PEPPARKAKA (NORDIC GINGERBREAD) DOUGH



Pepparkaka (Nordic Gingerbread) Dough image

This is the traditional Nordic gingerbread version known as pepparkaka or pepperkakor, meaning "pepper cake". Actually the main star of the spices on this recipe is neither ginger or pepper, but actually cinnamon. This dough makes highly aromatic Christmas cookies or houses which aroma only improves with age. It's a smell that the wintery memories are made of, my own at the very least.

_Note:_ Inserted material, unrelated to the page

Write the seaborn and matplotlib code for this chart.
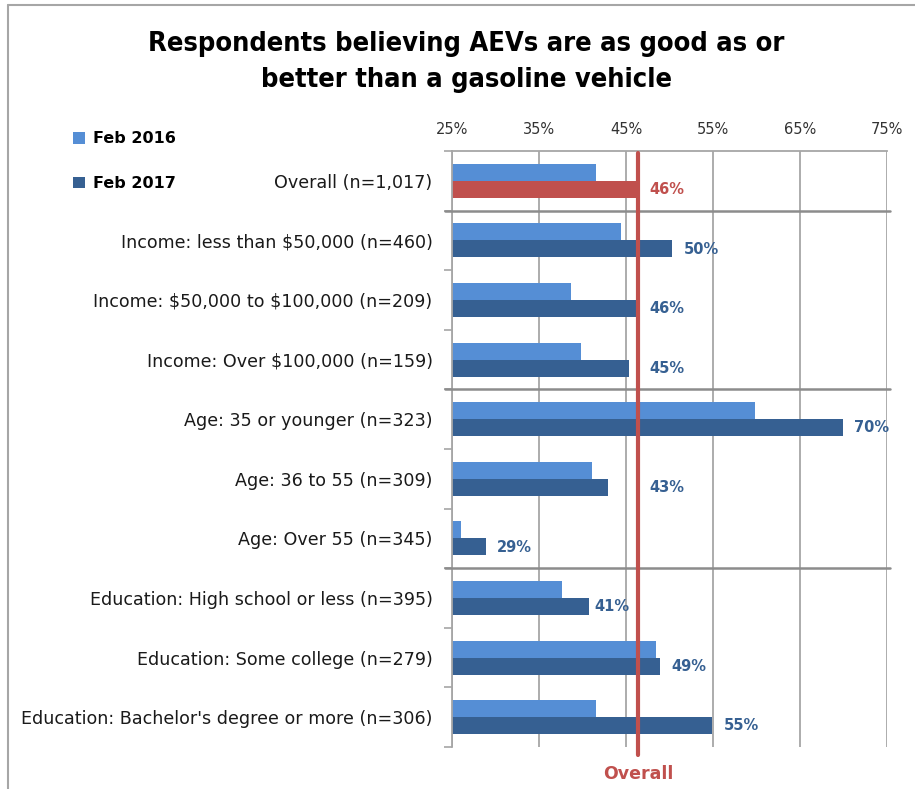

I have also written the recipe in Finnish, here: https://www.kotikokki.net/reseptit/nayta/864430/Piparkakkutaikina/

Provided by Annastiina Salonen @Elaini

Categories     Cookies

Number Of Ingredients 11

125 gram(s) butter
100 milliliter(s) molasses
150 milliliter(s) granulated sugar
2 teaspoon(s) cinnamon
1 teaspoon(s) ginger
½ teaspoon(s) cloves
1 teaspoon(s) cardamom (opt.)
1 teaspoon(s) bitter orange zest (opt.)
1 - egg
500 milliliter(s) wheat flour
2 teaspoon(s) baking soda

Steps:

  • 1. Bring the butter, molasses, sugar and the dried and powdered spices into a boil in a kettle. 2. Keep boiling the mix on a low heat for a few minutes, allowing it to caramelize slightly but not too long. If it keeps boiling too long then the result may be a dough that's difficult to handle with pieces of hard candy. 3. Cool the mixture down in a cold water bath (for example). Remember to mix it from the edges to the center so the temperature goes down evenly. 4. When the mix is still warm but slightly cooled down (around 60-70°C), add the egg and mix well.
  • 1. Mix the flour and baking soda together. 2. Gradually add the flour mix into the caramel, knead them in if necessary. 3. Once the dough has cooled to a room temperature then put it into the fridge and let it settle there overnight. The dough will get a somewhat waxy texture. It can also be frozen.
  • Baking the dough: 1. Heat the oven to 200°C. 2. Dust a work surface with some flour, especially the center. 3. Use a rolling pin to make a thin sheet our of the dough and use either cookie cutters or self made patterns to cut shapes out of it. 4. The dough "breathes" in the oven. The cookies first rise and then resettle as flat which will only take a few minutes. They have browned slightly once they're done. If you're making a gingerbread house for instance and want some round walls then press the still hot walls against a bottle and allow them to cool down on it.
  • Decoration: Decorate the cookies as desired once they have cooled down, using royal icing, sprinkles, candies etc. However, notice that the cookies absorb the moisture easily so give them time to dry. If you pipe dots of the royal icing on the roof eaves of a gingerbread house and then quickly pull it off, you'll easily create "icicles".